The severity of RPE can range from showing only subclinical radiographic signs11 to life-threatening hypoxemia or even circulatory insufficiency12 with a high mortality rate of 20%.3 Several hypotheses have been proposed to explain the different mechanisms of RPE. Previous studies suggest increased endothelial permeability as a result of combined alveolar-capillary membrane disruption and ischemia− reperfusion injury of hypoxic lung.13−16 Increases in reactive oxygen species, lipid and polypeptide mediators and immune complexes during reperfusion lead to endothelial damage.14−16 In addition, hydrostatic forces in the lung microcirculation, generated by rapid reexpansion of the collapsed lung, may also contribute to RPE.17 As the pathophysiological processes implicate, duration of collapse > 3 days, severity of collapse > 30%, and technique used for reexpansion, such as negative pressure suction and rapid inflation with positive pressure or large effusion volume evacuated, are more likely to result in RPE.3,13
The onset of RPE usually occurs within several hours after reexpansion, although it can occur anytime within 24 hours.13 Mostly, it occurs in the ipsilateral collapsed lung after reexpansion. Involvement of the contralateral non-collapsed lung, though rare, is also a possible manifestation of RPE. Activation of proinflammatory cytokines from reperfusion and/or reoxygenation injury as a result of reexpansion are believed to be the causes of contralateral RPE.3,13 Contralateral RPE, especially concomitantly, was reported to be associated with more severe symptoms and higher rate of mortality.3,13 It is similar to acute respiratory distress syndrome in the manifestation of multiorgan dysfunction. Nevertheless, if contralateral RPE occurs after resolution of RPE of the collapsed hypoxic lung, it is usually milder and can be cleared faster than that of the causal collapsed hypoxic lung.8 It is possible that the contralateral lung is injured through a leukocytemediated mechanism, when all the airways are flooded with edematous fluid which is extravasated through the injured capillaries with inflammatory mediators.10,18 Unlike previous reports in the literature, our case is different in its delayed presentation of contralateral pulmonary edema on chest radiography, which occurred 4 days after RPE of the collapsed hypoxic lung had been resolved. The patient was symptomless and the contralateral pulmonary edema responded to steroid therapy. Data that would have been useful to further exclude cardiogenic pulmonary edema, such as pulmonary capillary wedge pressure and cardiac output, were not obtained because they were not considered to be clinically justifiable as the patient had no history, physical finding or radiographic evidence to suggest fluid overload or cardiogenic pulmonary edema.
OLV has become a common procedure for thoracoscopic surgery.
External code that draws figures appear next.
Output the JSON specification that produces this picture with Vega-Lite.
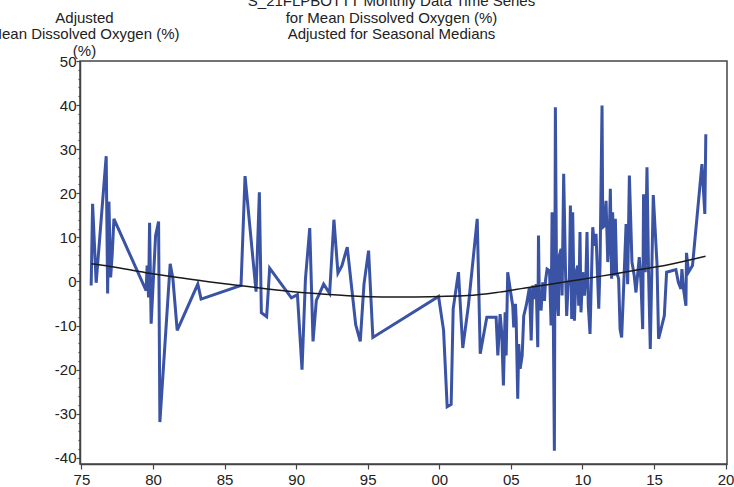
{
  "$schema": "https://vega.github.io/schema/vega-lite/v6.json",
  "width": 647,
  "height": 403,
  "autosize": {"type": "none"},
  "padding": {"left": 80, "top": 61, "right": 7, "bottom": 23},
  "background": "white",
  "config": {
    "font": "Liberation Sans",
    "view": {"stroke": "#444", "strokeWidth": 1.5},
    "axis": {"labelFont": "Liberation Sans", "titleFont": "Liberation Sans", "labelColor": "#222", "titleColor": "#222", "domainColor": "#444", "tickColor": "#444", "domainWidth": 1.5, "tickWidth": 1.2, "grid": false}
  },
  "title": {
    "text": ["S_21FLPBOTTT Monthly Data Time Series", "for Mean Dissolved Oxygen (%)", "Adjusted for Seasonal Medians"],
    "anchor": "middle", "frame": "group", "dx": -12, "offset": -44, "baseline": "alphabetic",
    "lineHeight": 16.5, "fontSize": 15, "fontWeight": "normal", "font": "Liberation Sans", "color": "#222"
  },
  "datasets": {
    "obs": [
      {"t": 1975.68, "v": -0.9}, {"t": 1975.78, "v": 17.6}, {"t": 1976.03, "v": -0.3}, {"t": 1976.73, "v": 28.4},
      {"t": 1976.83, "v": -2.7}, {"t": 1976.92, "v": 18.1}, {"t": 1977.04, "v": 0.9}, {"t": 1977.15, "v": 6.2},
      {"t": 1977.27, "v": 14.2}, {"t": 1979.52, "v": -2.1}, {"t": 1979.59, "v": 3.6}, {"t": 1979.69, "v": -3.6},
      {"t": 1979.76, "v": 13.3}, {"t": 1979.87, "v": -9.6}, {"t": 1980.18, "v": 10.4}, {"t": 1980.39, "v": 13.6},
      {"t": 1980.48, "v": -31.9}, {"t": 1981.2, "v": 4.0}, {"t": 1981.39, "v": 0.6}, {"t": 1981.69, "v": -11.1},
      {"t": 1983.13, "v": -0.6}, {"t": 1983.36, "v": -4.0}, {"t": 1986.15, "v": -0.9}, {"t": 1986.43, "v": 23.9},
      {"t": 1987.2, "v": -2.3}, {"t": 1987.43, "v": 20.2}, {"t": 1987.57, "v": -7.1}, {"t": 1987.94, "v": -8.0},
      {"t": 1988.15, "v": 3.0}, {"t": 1989.67, "v": -3.7}, {"t": 1990.09, "v": -3.0}, {"t": 1990.41, "v": -20.0},
      {"t": 1990.65, "v": 0.6}, {"t": 1990.95, "v": 12.1}, {"t": 1991.18, "v": -13.6}, {"t": 1991.41, "v": -4.3},
      {"t": 1991.6, "v": -3.0}, {"t": 1991.92, "v": -0.6}, {"t": 1992.34, "v": -2.7}, {"t": 1992.64, "v": 14.0},
      {"t": 1992.92, "v": 1.9}, {"t": 1993.2, "v": 3.6}, {"t": 1993.57, "v": 7.8}, {"t": 1994.16, "v": -9.8},
      {"t": 1994.48, "v": -13.6}, {"t": 1994.74, "v": -0.6}, {"t": 1995.06, "v": 7.0}, {"t": 1995.36, "v": -12.7},
      {"t": 1999.95, "v": -3.4}, {"t": 2000.3, "v": -11.1}, {"t": 2000.55, "v": -28.4}, {"t": 2000.83, "v": -27.9},
      {"t": 2000.97, "v": -6.2}, {"t": 2001.34, "v": 2.1}, {"t": 2001.64, "v": -15.1}, {"t": 2002.04, "v": -5.3},
      {"t": 2002.65, "v": 14.2}, {"t": 2002.86, "v": -16.4}, {"t": 2003.32, "v": -8.1}, {"t": 2003.97, "v": -8.1},
      {"t": 2004.09, "v": -16.8}, {"t": 2004.25, "v": -7.4}, {"t": 2004.36, "v": -11.5}, {"t": 2004.48, "v": -23.6},
      {"t": 2004.6, "v": -7.0}, {"t": 2004.67, "v": -16.8}, {"t": 2004.78, "v": 2.1}, {"t": 2005.02, "v": -3.2},
      {"t": 2005.13, "v": -5.5}, {"t": 2005.2, "v": -10.4}, {"t": 2005.32, "v": -5.1}, {"t": 2005.37, "v": -8.5},
      {"t": 2005.48, "v": -26.6}, {"t": 2005.55, "v": -14.2}, {"t": 2005.65, "v": -19.8}, {"t": 2005.79, "v": -16.8},
      {"t": 2005.9, "v": -7.8}, {"t": 2006.07, "v": -5.5}, {"t": 2006.18, "v": -3.6}, {"t": 2006.3, "v": -1.3},
      {"t": 2006.42, "v": -13.4}, {"t": 2006.53, "v": -0.9}, {"t": 2006.65, "v": -4.0}, {"t": 2006.77, "v": -0.6},
      {"t": 2006.88, "v": -14.9}, {"t": 2006.93, "v": 10.4}, {"t": 2007.0, "v": -6.2}, {"t": 2007.07, "v": -2.5},
      {"t": 2007.11, "v": -6.6}, {"t": 2007.23, "v": -0.2}, {"t": 2007.35, "v": -4.4}, {"t": 2007.42, "v": 0.2},
      {"t": 2007.53, "v": 2.8}, {"t": 2007.7, "v": 2.4}, {"t": 2007.81, "v": -10.0}, {"t": 2007.88, "v": 15.7},
      {"t": 2007.97, "v": -10.0}, {"t": 2008.04, "v": -38.4}, {"t": 2008.11, "v": 39.5}, {"t": 2008.2, "v": -3.2},
      {"t": 2008.32, "v": -7.8}, {"t": 2008.39, "v": 5.9}, {"t": 2008.51, "v": 7.4}, {"t": 2008.58, "v": -3.2},
      {"t": 2008.69, "v": 24.4}, {"t": 2008.81, "v": 3.6}, {"t": 2008.9, "v": -7.8}, {"t": 2009.0, "v": -0.9},
      {"t": 2009.09, "v": 0.6}, {"t": 2009.16, "v": 17.2}, {"t": 2009.25, "v": -8.5}, {"t": 2009.32, "v": 15.7},
      {"t": 2009.44, "v": -8.9}, {"t": 2009.56, "v": 2.1}, {"t": 2009.67, "v": 3.6}, {"t": 2009.74, "v": -5.5},
      {"t": 2009.83, "v": 11.2}, {"t": 2009.9, "v": -7.0}, {"t": 2010.02, "v": 2.1}, {"t": 2010.14, "v": -3.2},
      {"t": 2010.25, "v": 2.1}, {"t": 2010.32, "v": 11.2}, {"t": 2010.41, "v": -5.5}, {"t": 2010.53, "v": -11.9},
      {"t": 2010.72, "v": 12.3}, {"t": 2010.84, "v": 8.1}, {"t": 2010.95, "v": 10.8}, {"t": 2011.14, "v": -6.2},
      {"t": 2011.23, "v": 3.6}, {"t": 2011.37, "v": 39.9}, {"t": 2011.42, "v": 12.3}, {"t": 2011.53, "v": 12.6},
      {"t": 2011.65, "v": 18.3}, {"t": 2011.77, "v": 4.4}, {"t": 2011.88, "v": 10.4}, {"t": 2011.95, "v": 21.0},
      {"t": 2012.04, "v": 0.6}, {"t": 2012.11, "v": 15.7}, {"t": 2012.23, "v": 1.3}, {"t": 2012.3, "v": 14.2},
      {"t": 2012.39, "v": 2.1}, {"t": 2012.53, "v": 0.6}, {"t": 2012.63, "v": -10.8}, {"t": 2012.74, "v": -12.7},
      {"t": 2012.88, "v": -1.3}, {"t": 2013.05, "v": 13.0}, {"t": 2013.16, "v": -0.6}, {"t": 2013.28, "v": 24.0},
      {"t": 2013.46, "v": 4.4}, {"t": 2013.62, "v": 1.3}, {"t": 2013.74, "v": -2.5}, {"t": 2013.97, "v": 5.5},
      {"t": 2014.09, "v": -0.2}, {"t": 2014.21, "v": -10.8}, {"t": 2014.27, "v": 19.8}, {"t": 2014.39, "v": 2.1},
      {"t": 2014.51, "v": 25.9}, {"t": 2014.62, "v": 2.1}, {"t": 2014.74, "v": -15.3}, {"t": 2014.95, "v": 19.6},
      {"t": 2015.21, "v": 4.0}, {"t": 2015.32, "v": -13.0}, {"t": 2015.72, "v": -7.8}, {"t": 2015.88, "v": 2.1},
      {"t": 2016.53, "v": 2.7}, {"t": 2016.7, "v": -0.2}, {"t": 2016.88, "v": -1.7}, {"t": 2016.95, "v": 2.8},
      {"t": 2017.06, "v": -1.7}, {"t": 2017.23, "v": -5.5}, {"t": 2017.27, "v": 6.5}, {"t": 2017.41, "v": 2.1},
      {"t": 2017.69, "v": 3.6}, {"t": 2018.35, "v": 26.6}, {"t": 2018.55, "v": 15.3}, {"t": 2018.62, "v": 33.4}
    ],
    "smooth": [
      {"t": 1975.7, "v": 4.0}, {"t": 1977, "v": 3.4}, {"t": 1979.5, "v": 2.0}, {"t": 1981.5, "v": 1.0},
      {"t": 1984, "v": -0.1}, {"t": 1986, "v": -0.9}, {"t": 1988, "v": -1.7}, {"t": 1990, "v": -2.4},
      {"t": 1992, "v": -2.9}, {"t": 1994, "v": -3.3}, {"t": 1996, "v": -3.5}, {"t": 1998, "v": -3.5},
      {"t": 2000, "v": -3.4}, {"t": 2002, "v": -3.2}, {"t": 2004, "v": -2.5}, {"t": 2006, "v": -1.5},
      {"t": 2008, "v": -0.5}, {"t": 2010, "v": 0.5}, {"t": 2012, "v": 1.6}, {"t": 2014, "v": 2.7},
      {"t": 2016, "v": 3.8}, {"t": 2018.6, "v": 5.7}
    ]
  },
  "encoding": {
    "x": {
      "field": "t", "type": "quantitative",
      "scale": {"domain": [1974.9, 2020.1], "nice": false, "zero": false},
      "axis": {
        "title": null, "values": [1975, 1980, 1985, 1990, 1995, 2000, 2005, 2010, 2015, 2020],
        "labelExpr": "(datum.value % 100 < 10 ? '0' : '') + (datum.value % 100)",
        "labelFontSize": 15, "tickSize": 5, "labelPadding": 3, "labelFlush": false, "labelOverlap": false
      }
    },
    "y": {
      "field": "v", "type": "quantitative",
      "scale": {"domain": [-41.4, 50], "nice": false, "zero": false},
      "axis": {
        "title": ["Adjusted", "Mean Dissolved Oxygen (%)", "(%)"],
        "titleAngle": 0, "titleAlign": "center", "titleBaseline": "alphabetic",
        "titleX": 4, "titleY": -39, "titleFontSize": 15, "titleFontWeight": "normal", "titleLineHeight": 16.5,
        "values": [-40, -38, -36, -34, -32, -30, -28, -26, -24, -22, -20, -18, -16, -14, -12, -10, -8, -6, -4, -2, 0, 2, 4, 6, 8, 10, 12, 14, 16, 18, 20, 22, 24, 26, 28, 30, 32, 34, 36, 38, 40, 42, 44, 46, 48, 50],
        "labelExpr": "datum.value % 10 === 0 ? '' + datum.value : ''",
        "labelFontSize": 15, "labelPadding": 0, "labelOverlap": false, "labelFlush": false,
        "tickSize": {"condition": {"test": "datum.value % 10 === 0", "value": 4}, "value": 2}
      }
    }
  },
  "layer": [
    {"data": {"name": "obs"}, "mark": {"type": "line", "color": "#3A53A4", "strokeWidth": 3, "strokeJoin": "miter", "strokeMiterLimit": 4}},
    {"data": {"name": "smooth"}, "mark": {"type": "line", "color": "#1a1a1a", "strokeWidth": 1.5, "interpolate": "monotone"}}
  ]
}
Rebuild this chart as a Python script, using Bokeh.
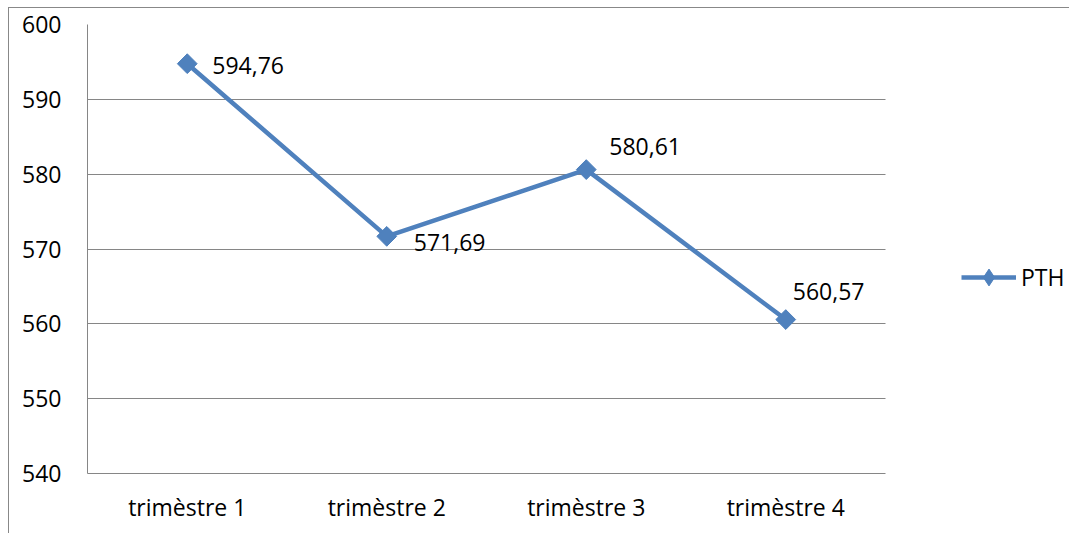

Lung collapse and its reinflation in OLV, in addition to surgical manipulation of the nondependent lung, can contribute to the development of RPE.6,19 Short-period OLV is sufficient to induce proinflammatory cytokine expression in animal model despite the lack of physiological lung injury (> 60 minutes),19 and in a patient compromised by immediate RPE without history of chronic collapsed lung (> 90 minutes).6 Methods to prevent lung injury or iatrogenic RPE after thoracic surgery and OLV are well-known,20 including low ventilatory strategies and use of PEEP to avoid ventilatorassociated lung injury, fluid restriction, alveolar recruitment strategies, and lower fraction of oxygen if possible. After OLV, the nondependent lung should be gently and slowly reexpanded without negative pressure applied to the pleural space, especially in high-risk patients with a collapsed lung before surgery. However, if RPE still occurs, treatment remains supportive, including positive-pressure mechanical ventilation, application of PEEP, steroid administration, diuresis, and inotropic support in severe cases.2
In summary, it is important that when caring for patients with a collapsed lung, physicians are aware of RPE and its various manifestations. Management of OLV should be exercised to avoid further lung injury after thoracic surgery. These measures will facilitate prevention of RPE, but prompt treatment should be executed if it does occur.